Kshamenk, the last captive orca in Argentina, has died. His death has been attributed by Mundo Marino to cardiorespiratory arrest, with reference to age-related decline. 

With it, the possibility of any future intervention—relocation, rehabilitation, sanctuary—has closed.

READ: His name is Kshamenk

What remains is not a question about how he died, but about how he lived, and how long that life was allowed to continue unchanged.

Harm

Kshamenk’s arrival at the marine park in 1992 was framed as an act of intervention. Captured in the wild under circumstances that remain contested, his confinement was justified as necessary care in the absence of viable alternatives. 

From the beginning, his captivity existed within a language of exception: this was not meant to be permanent; this was not ideal, but unavoidable. His isolation was presented as provisional, his confinement as an interim measure while better solutions were explored. That provisional logic was never resolved. It became the foundation of everything that followed.

Across three decades, Kshamenk lived alone in the world’s smallest orca tank, on the Atlantic coast of Argentina. There was no single moment when this became an emergency. No dramatic rupture that demanded immediate action. 

Instead, years accumulated quietly. Reports were written. Reviews were scheduled. Concern was acknowledged, then deferred. Each delay appeared minor in isolation. Together, they formed his life.

The harm of his confinement unfolded slowly. It was punctuated by assessments, expressions of unease, and assurances that his situation was less than ideal but under review. 

Deprived

Possibilities were raised; options were explored; the language of future intervention was carefully maintained. Yet the material conditions of his existence remained largely unchanged. Time passed. Kshamenk aged and weakened. What was once possible gradually ceased to be so.

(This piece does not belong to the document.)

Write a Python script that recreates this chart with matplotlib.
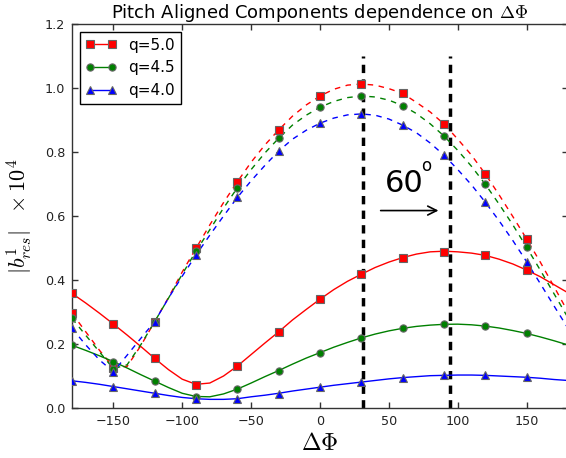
import numpy as np
import matplotlib
matplotlib.use("Agg")
import matplotlib.pyplot as plt
from matplotlib.lines import Line2D

plt.rcParams['mathtext.fontset'] = 'cm'
plt.rcParams['font.family'] = ['DejaVu Sans']

# marker positions (degrees)
x_pts = [-180, -150, -120, -90, -60, -30, 0, 30, 60, 90, 120, 150]

# upper (dashed) marker sets
q50_upper = [0.296, 0.125, 0.270, 0.499, 0.707, 0.869, 0.975, 1.0125, 0.983, 0.8875, 0.731, 0.528]
q45_upper = [0.280, 0.121, 0.270, 0.490, 0.688, 0.843, 0.940, 0.975, 0.945, 0.850, 0.699, 0.502]
q40_upper = [0.249, 0.113, 0.270, 0.478, 0.658, 0.803, 0.890, 0.919, 0.884, 0.790, 0.643, 0.457]

# lower (solid) marker sets
q50_lower = [0.358, 0.2625, 0.155, 0.072, 0.131, 0.238, 0.340, 0.418, 0.470, 0.489, 0.477, 0.431]
q45_lower = [0.196, 0.145, 0.084, 0.035, 0.059, 0.117, 0.173, 0.219, 0.249, 0.2615, 0.256, 0.233]
q40_lower = [0.083, 0.067, 0.046, 0.028, 0.028, 0.045, 0.065, 0.081, 0.095, 0.102, 0.102, 0.098]

# curves, sampled every 10 degrees from -180 to 180
x_curve = list(range(-180, 181, 10))
q50_dash = [0.296, 0.238, 0.180, 0.128, 0.130, 0.195, 0.270, 0.345, 0.425, 0.499,
            0.572, 0.642, 0.707, 0.768, 0.822, 0.869, 0.912, 0.947, 0.975, 0.996,
            1.009, 1.0125, 1.009, 0.998, 0.983, 0.955, 0.925, 0.8875, 0.840, 0.790,
            0.731, 0.666, 0.598, 0.528, 0.455, 0.378, 0.300]
q45_dash = [0.280, 0.227, 0.175, 0.123, 0.135, 0.198, 0.270, 0.343, 0.418, 0.490,
            0.557, 0.625, 0.688, 0.745, 0.797, 0.843, 0.884, 0.915, 0.940, 0.958,
            0.970, 0.975, 0.972, 0.962, 0.945, 0.920, 0.888, 0.850, 0.805, 0.755,
            0.699, 0.637, 0.572, 0.502, 0.430, 0.356, 0.282]
q40_dash = [0.249, 0.197, 0.150, 0.113, 0.165, 0.218, 0.270, 0.343, 0.412, 0.478,
            0.540, 0.600, 0.658, 0.710, 0.758, 0.803, 0.840, 0.868, 0.890, 0.906,
            0.916, 0.919, 0.915, 0.903, 0.884, 0.860, 0.828, 0.790, 0.745, 0.697,
            0.643, 0.585, 0.523, 0.457, 0.388, 0.318, 0.249]
q50_solid = [0.358, 0.328, 0.296, 0.2625, 0.228, 0.192, 0.155, 0.120, 0.090, 0.074,
             0.078, 0.100, 0.131, 0.167, 0.203, 0.238, 0.275, 0.308, 0.340, 0.370,
             0.396, 0.418, 0.439, 0.456, 0.470, 0.481, 0.488, 0.490, 0.488, 0.484,
             0.477, 0.465, 0.450, 0.431, 0.410, 0.385, 0.360]
q45_solid = [0.196, 0.180, 0.163, 0.145, 0.125, 0.104, 0.084, 0.064, 0.046, 0.036,
             0.035, 0.044, 0.059, 0.078, 0.098, 0.117, 0.137, 0.156, 0.173, 0.190,
             0.205, 0.219, 0.231, 0.241, 0.249, 0.255, 0.259, 0.2615, 0.262, 0.260,
             0.256, 0.250, 0.242, 0.233, 0.222, 0.210, 0.197]
q40_solid = [0.085, 0.080, 0.074, 0.067, 0.060, 0.053, 0.046, 0.039, 0.033, 0.029,
             0.027, 0.027, 0.029, 0.035, 0.040, 0.046, 0.053, 0.059, 0.065, 0.071,
             0.076, 0.081, 0.086, 0.091, 0.095, 0.098, 0.101, 0.102, 0.103, 0.103,
             0.102, 0.100, 0.098, 0.096, 0.093, 0.089, 0.086]

labels = ['q=5.0', 'q=4.5', 'q=4.0']
colors = ['red', 'green', 'blue']
markers = ['s', 'o', '^']

vlines_x = [31.5, 94]
arrow_start, arrow_end, arrow_y = 42, 88, 0.617

fig = plt.figure(figsize=(5.66, 4.58), dpi=100)
ax = fig.add_axes([72/566, 50/458, 496/566, 384/458])

for xv in vlines_x:
    ax.plot([xv, xv], [0, 1.1], color='k', lw=2.5, dashes=(2.4, 1.8), zorder=1)

mk = dict(ms=5.2, mec='#666666', mew=0.8, ls='none', zorder=4)
for c, m, dash, solid, up, lo in zip(colors, markers,
                                     [q50_dash, q45_dash, q40_dash],
                                     [q50_solid, q45_solid, q40_solid],
                                     [q50_upper, q45_upper, q40_upper],
                                     [q50_lower, q45_lower, q40_lower]):
    ax.plot(x_curve, dash, color=c, lw=1.0, dashes=(4, 4), zorder=2)
    ax.plot(x_curve, solid, color=c, lw=1.0, zorder=2)
    ax.plot(x_pts, up, marker=m, color=c, **mk)
    ax.plot(x_pts, lo, marker=m, color=c, **mk)

ax.annotate('', xy=(arrow_end, arrow_y), xytext=(arrow_start, arrow_y),
            arrowprops=dict(arrowstyle='->', color='k', lw=1.2, mutation_scale=16))
ax.text(47, 0.675, '60', fontsize=22, ha='left', va='baseline')
ax.text(73.5, 0.742, 'o', fontsize=12, ha='left', va='baseline')

handles = [Line2D([0], [0], color=c, marker=m, ms=5.2, mec='#666666', mew=0.8, lw=1.0)
           for c, m in zip(colors, markers)]
leg = ax.legend(handles, labels, loc='upper left', numpoints=2, fontsize=11,
                fancybox=False, framealpha=1, edgecolor='k', handlelength=2.0)
leg.get_frame().set_linewidth(1.0)

ax.set_xlim(-180, 180)
ax.set_ylim(0, 1.2)
ax.set_xticks([-150, -100, -50, 0, 50, 100, 150])
ax.set_yticks([0.0, 0.2, 0.4, 0.6, 0.8, 1.0, 1.2])
ax.set_yticklabels(['0.0', '0.2', '0.4', '0.6', '0.8', '1.0', '1.2'])
ax.tick_params(direction='in', top=True, right=True, length=4.5, width=1,
               labelsize=9.2, pad=5, colors='#333333', labelcolor='#222222')
for s in ax.spines.values():
    s.set_linewidth(1.0)
    s.set_color('#333333')

ax.set_title('Pitch Aligned Components dependence on $\\Delta\\Phi$', fontsize=13, pad=4)
ax.set_xlabel('$\\Delta\\Phi$', fontsize=17, labelpad=2)
ax.set_ylabel('$|b^1_{res}|\\ \\ \\times 10^4$', fontsize=16, labelpad=7)

fig.savefig('out.png', dpi=100)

This pattern did not reflect an absence of concern, but a dangerous form of it—one that allowed process to substitute for decision, and hope to stand in for action. Responsibility was never denied, only postponed. 

In the end, there was no decisive moment of failure. There was only delay, extended until intervention existed only as an idea, no longer as a real option. This is how harm becomes ordinary.

Orcas are among the most intellectually and socially complex creatures on the planet. In the wild, they are never solitary. They are born into tightly bonded family groups and remain within them for life, navigating the ocean through sound, shared experience, and constant proximity to others. 

Identity, orientation, and meaning are formed collectively, through continuous social presence. Deprived of this, an orca does not merely lose companionship; it loses the conditions under which its life makes sense.